Temporarily repealed in 2010, the estate tax is ready to spring back to life in 2011 with its former vigor, returning to the parameters of 2000 with a 55 percent rate on inheritances above a $1 million exemption ($2 million for couples). In 2009, the year before the estate tax was temporarily put on hold, there was a 45 percent tax on estates greater than $3.5 million ($7 million for couples). At the 2009 levels, less than one quarter of one percent (0.25 percent) of estates with people passing away would incur any estate tax liability. In fact, as a compromise on the estate tax, Obama has been calling for extending the 2009 levels in his annual budget requests. Progressives, however, had been calling for smaller exemption levels ($1 million to $2 million ($2 million to $4 million for couples)) and higher rates (45 percent to 55 percent, and even higher for the super-wealthy). Conservatives and some like the U.S. Chamber of Commerce have argued that the estate tax, the nation's most progressive tax, should be eliminated. However, it has been clear that Obama would not agree to permanently repeal the estate tax.

So it would seem that, as Obama agreed to temporarily extend the Bush tax cuts, he would also agree to temporarily extend the estate tax at 2009 levels. But that isn't the deal he struck. Instead, he went with a proposal being pushed by conservatives to lower the tax rate to 35 percent and to increase the amount exempt from any tax to $10 million for couples.

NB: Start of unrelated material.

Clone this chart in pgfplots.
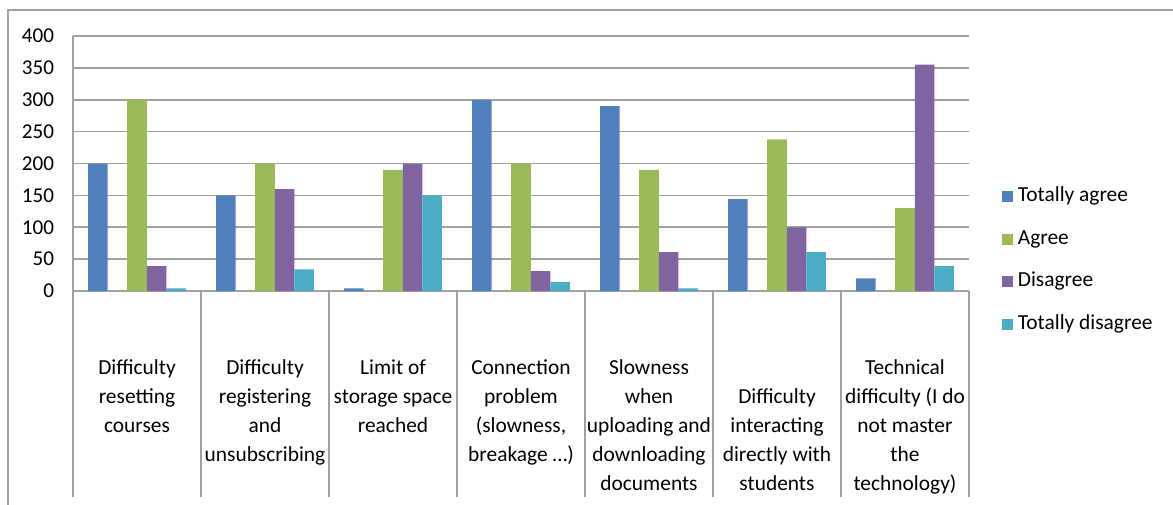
\documentclass[border=0pt]{standalone}
\usepackage{fontspec}
\setmainfont{Carlito}
\usepackage{pgfplots}
\pgfplotsset{compat=1.18}

\definecolor{cTA}{HTML}{4F81BD}
\definecolor{cA}{HTML}{9BBB59}
\definecolor{cD}{HTML}{8064A2}
\definecolor{cTD}{HTML}{4BACC6}
\definecolor{gridc}{HTML}{A0A0A0}

\begin{document}
\begin{tikzpicture}
\useasboundingbox (0,0) rectangle (586.5bp,252.5bp);
\draw[gridc, line width=1bp] (4bp,0) -- (4bp,247.5bp) -- (586.5bp,247.5bp);
\begin{axis}[
    at={(36.5bp,107bp)}, anchor=south west,
    scale only axis,
    width=448bp, height=127.5bp,
    xmin=-0.5, xmax=6.5,
    ymin=0, ymax=400,
    ytick={0,50,...,400},
    xtick={0,...,6},
    xticklabels={
        {\strut Difficulty\\resetting\\courses},
        {\strut Difficulty\\registering\\and\\unsubscribing},
        {\strut Limit of\\storage space\\reached},
        {\strut Connection\\problem\\(slowness,\\breakage \ldots)},
        {\strut Slowness\\when\\uploading and\\downloading\\documents},
        {\strut\\Difficulty\\interacting\\directly with\\students},
        {\strut Technical\\difficulty (I do\\not master\\the\\technology)}},
    extra x ticks={-0.5,0.5,1.5,2.5,3.5,4.5,5.5,6.5},
    extra x tick labels={},
    extra x tick style={major tick length=103bp, tick align=outside,
        grid=none, tick style={gridc, line width=0.8bp}},
    major tick length=0pt,
    axis x line*=bottom, axis y line*=left,
    axis line style={gridc, line width=0.8bp, -},
    ymajorgrids=true,
    grid style={gridc, line width=0.8bp},
    /pgf/number format/assume math mode=true,
    yticklabel style={font=\fontsize{10.6}{12}\selectfont, xshift=-6bp},
    xticklabel style={font=\fontsize{10.75}{14.6}\selectfont, align=center,
        anchor=north, inner sep=0pt, yshift=-31.2bp},
    ybar, bar width=0.153,
    clip=false,
    legend style={at={(1.036,0.12)}, anchor=west, draw=none, fill=none,
        inner sep=0pt, row sep=11.3bp,
        font=\fontsize{10.75}{12}\selectfont,
        nodes={inner xsep=2.5bp, inner ysep=0pt, text height=7.5bp, text depth=2.5bp}},
    legend cell align=left,
    legend image code/.code={\fill[#1] (0bp,-2.8bp) rectangle (5.6bp,2.8bp);},
]
\addplot[fill=cTA, draw=none, bar shift=-0.306] coordinates {
    (0,200) (1,150) (2,4) (3,300) (4,290) (5,144) (6,20)};
\addplot[fill=cA, draw=none, bar shift=0] coordinates {
    (0,300) (1,200) (2,190) (3,200) (4,190) (5,238) (6,130)};
\addplot[fill=cD, draw=none, bar shift=0.153] coordinates {
    (0,39) (1,160) (2,200) (3,31) (4,61) (5,100) (6,355)};
\addplot[fill=cTD, draw=none, bar shift=0.306] coordinates {
    (0,4) (1,34) (2,150) (3,14) (4,4) (5,61) (6,39)};
\legend{Totally agree, Agree, Disagree, Totally disagree}
\end{axis}
\end{tikzpicture}
\end{document}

This is exactly the strategy that conservatives and their wealthy benefactors have united behind over the past couple of years. The scheme was hatched by Sens. Blanche Lincoln (D-Ark.) and Jon Kyl (R-Ariz.) and is known as Lincoln-Kyl. (Lincoln hails from the home state of the Waltons, heirs of the Wal-Mart fortune, and Kyl is the senator who is holding up Obama's effort to get the START treaty ratified in the Senate.) Under Lincoln-Kyl, only 0.15 percent of estates would pay any tax at all. That's about half of the number of estates that would have owed tax at 2009 exemption levels. Additionally, compared to keeping the 2009 levels, it adds another $90 billion to the deficit. Basically, the Lincoln-Kyl proposal, now endorsed by Obama, eviscerates the estate tax.

The estate tax is not just an important revenue stream (one that could lower the deficit by $100 billion through 2015 and by one quarter of a trillion dollars through 2020 if formulated correctly), it also ensures that the resources of those who benefit the most from our economic system -- the tippy top of the wealth ladder -- strengthen the very system that has allowed them to prosper. Even more importantly, the presence of an estate tax provides an incentive for the wealthy to contribute to charitable organizations. And in this harsh economic environment, institutions that feed the hungry, shelter the homeless, and train jobless workers are acutely feeling the crush of an increased demand for their services as their funding sources dry up.

Claims that the estate tax would wreak havoc on family businesses and farms are a myth perpetuated by opponents of the tax. According to the Congressional Research Service, only 0.2 percent of estates with at least half of their assets in a business would owe any estate tax, and those would pay an average effective rate of 9.3 percent. The Congressional Budget Office estimated that if the estate tax were set at the 2009 level, only 13 farm estates would have insufficient liquidity to pay the estate tax. This isn't about family businesses and farms: if it were, it would be easy to provide a fix to address their concerns. This is really about greed.

The enactment of the Obama compromise would represent a huge victory for opponents of the estate tax. After the champagne bottles are emptied, you can be sure that they'll get back to work further weakening the estate tax, pushing the bounds of compromise further to the side of the rich in 2012 when the tax cuts and the estate tax deal will come back up for debate. They have already said they want the tax rate lowered to 15 percent and the exemption level raised to $12 million or $14 million for a couple.

Unless Obama has some hidden master plan to create an annual tax on wealth in the coming years, he's playing a dangerous game. As he gives in to Republicans and those Democrats who despise fair taxation, the baseline will move further and further from his previously stated goals, to the point where even the best compromise is yet another win for the top half-percenters, adding even more to the disparity between the rich and the rest of us. In short, the path to an estate tax-free world is getting shorter, and Obama appears to be merrily holding hands with those who want to push the estate tax off a cliff.